(EXERCISE OBJECTIVE):
For the listing below, give the count of lines containing the string "this" and nothing else.

━━━━━━━━━━━━━━━━━━━━━━━━━━━━━━

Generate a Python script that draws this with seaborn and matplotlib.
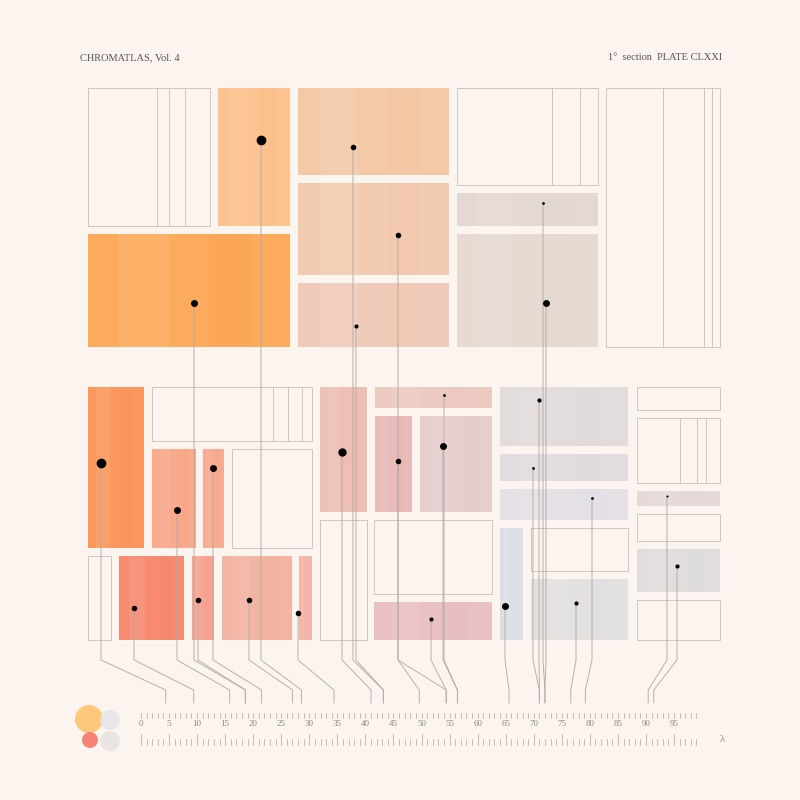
import matplotlib
matplotlib.use("Agg")
import matplotlib.pyplot as plt
import seaborn as sns
from matplotlib.patches import Rectangle, Circle

sns.set_theme(style="white")
plt.rcParams['font.family'] = ['Liberation Serif', 'DejaVu Serif']

BG = "#fcf4ee"
# blocks: x0, y0, x1, y1, fill (None = outline only)
blk_x0 = [88,218,298,298,298,88,457,457,457,606, 88,152,152,203,232,88,119,192,222,299,320,375,375,420,320,374,374,500,500,500,500,531,531,637,637,637,637,637,637]
blk_y0 = [88,88,88,183,283,234,88,193,234,88, 387,387,449,449,449,556,556,556,556,556,387,387,416,416,520,520,602,387,454,489,528,528,579,387,418,491,514,549,600]
blk_x1 = [210,290,449,449,449,290,598,598,598,720, 144,312,196,224,312,111,184,214,292,312,367,492,412,492,367,492,492,628,628,628,523,628,628,720,720,720,720,720,720]
blk_y1 = [226,226,175,275,347,347,185,226,347,347, 548,441,548,548,548,640,640,640,640,640,512,408,512,512,640,594,640,446,481,520,640,571,640,410,483,506,541,592,640]
blk_col = [None,"#fdc08a","#f3c7a3","#f2c9ad","#f1c9b7","#fda654",None,"#e3d7d1","#e5d9d2",None,
           "#fd9356",None,"#f9a587","#f8a78b",None,None,"#f7866b","#f5a08c","#f4b1a0","#f3b2a3",
           "#eebcb2","#ecc8c0","#e8b8b6","#e5cccc",None,None,"#e8bec2","#e2dbdc","#e1dbe0","#e3dfe6",
           "#dcdee6",None,"#e2dfe0",None,None,"#e4d9d7",None,"#dfdcdc",None]
# inner rules of outline blocks
rule_x = [157,169,185,552,580,663,704,712,273,288,302,680,697,706]
rule_y0 = [88,88,88,88,88,88,88,88,387,387,387,418,418,418]
rule_y1 = [226,226,226,185,185,347,347,347,441,441,441,483,483,483]

# markers: position, size, lambda end
dot_x = [101,134,177,194,198,213,249,261,298,342,353,356,398,398,431,443,444,505,533,539,543,546,576,592,667,677]
dot_y = [463,608,510,303,600,468,600,140,613,452,147,326,235,461,619,446,395,606,468,400,203,303,603,498,496,566]
dot_s = [7,4,5,5,4,5,4,7,4,6,4,3,4,4,3,5,2,5,2,3,2,5,3,2,1.5,3]
dot_lam = [4.4,9.4,15.8,18.6,18.6,21.5,27,28.6,34.4,41,43.2,43.2,49.6,54.4,54.4,56.4,56.4,65.6,71,71,72,72,76.6,79.2,90.4,91.4]

ticks_major = list(range(0, 100, 5))

fig = plt.figure(figsize=(8, 8), dpi=100, facecolor=BG)
ax = fig.add_axes([0, 0, 1, 1])
ax.set_xlim(0, 800); ax.set_ylim(800, 0); ax.axis("off")
ax.set_facecolor(BG)

for x0, y0, x1, y1, c in zip(blk_x0, blk_y0, blk_x1, blk_y1, blk_col):
    if c is None:
        ax.add_patch(Rectangle((x0, y0), x1-x0, y1-y0, fill=False, ec="#cfc6c1", lw=0.7))
    else:
        ax.add_patch(Rectangle((x0, y0), x1-x0, y1-y0, fc=c, ec="none", alpha=0.95))
        w = x1 - x0
        ax.add_patch(Rectangle((x0+w*0.15, y0), w*0.25, y1-y0, fc="white", ec="none", alpha=0.08))
        ax.add_patch(Rectangle((x0+w*0.6, y0), w*0.2, y1-y0, fc=c, ec="none", alpha=0.5))
for x, a, b in zip(rule_x, rule_y0, rule_y1):
    ax.plot([x, x], [a, b], color="#cfc6c1", lw=0.7)

def lam2x(l):
    return 141 + l * (674 - 141) / 95

for x, y, s, l in zip(dot_x, dot_y, dot_s, dot_lam):
    ex = lam2x(l)
    ax.plot([x, x, ex, ex], [y, 660, 690, 703], color="#b3aba7", lw=0.65, zorder=3)
    ax.scatter([x], [y], s=s**2, color="black", zorder=4, lw=0)

# scale
for i in range(0, 100):
    X = lam2x(i)
    if X > 697: break
    ax.plot([X, X], [713, 718], color="#bcb3af", lw=0.6)
    h = 11 if i % 5 == 0 else 6
    ax.plot([X, X], [745-h, 745], color="#bcb3af", lw=0.6)
for t in ticks_major:
    ax.text(lam2x(t), 724, str(t), fontsize=6.5, color="#8e8682", ha="center", va="center")
ax.text(722, 739, "λ", fontsize=8, color="#8e8682", ha="center", va="center")

ax.add_patch(Circle((89, 719), 14, fc="#fdc56e", ec="none", alpha=0.9))
ax.add_patch(Circle((110, 720), 10, fc="#e8e6ea", ec="none", alpha=0.9))
ax.add_patch(Circle((90, 740), 8, fc="#f7776a", ec="none", alpha=0.9))
ax.add_patch(Circle((110, 741), 10, fc="#e6e4e2", ec="none", alpha=0.9))

ax.text(80, 58, "CHROMATLAS, Vol. 4", fontsize=7.5, color="#555", ha="left", va="center")
ax.text(722, 58, "1°  section  PLATE CLXXI", fontsize=7.5, color="#555", ha="right", va="center")

fig.savefig("out.png", dpi=100, facecolor=BG)
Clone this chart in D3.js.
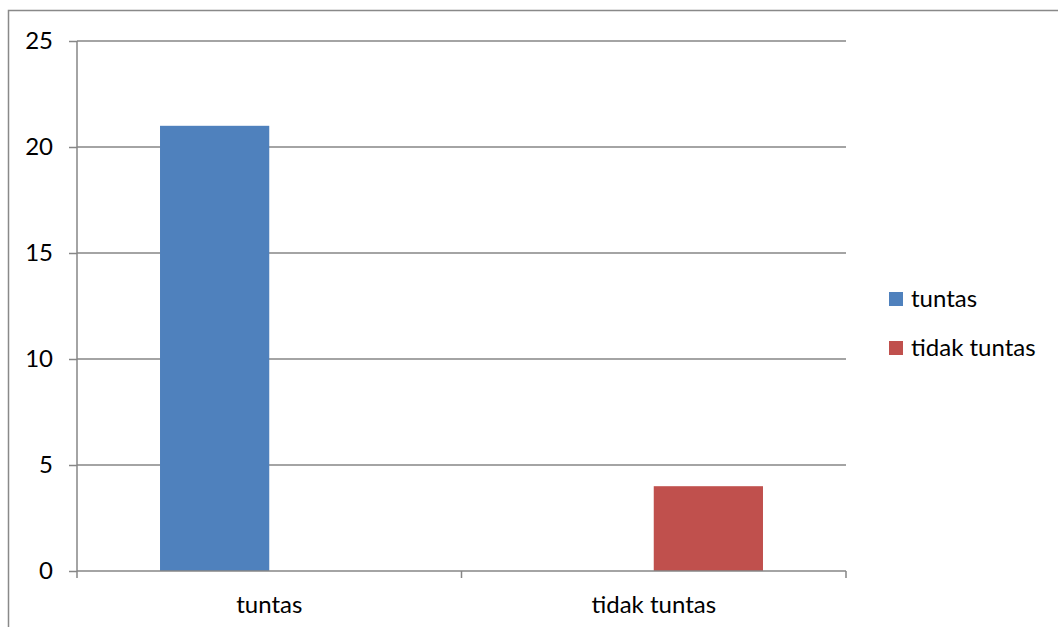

━━━━━━━━━━━━━━━━━━━━━━━━━━━━━━

(REPLY TO THE EXERCISE):
2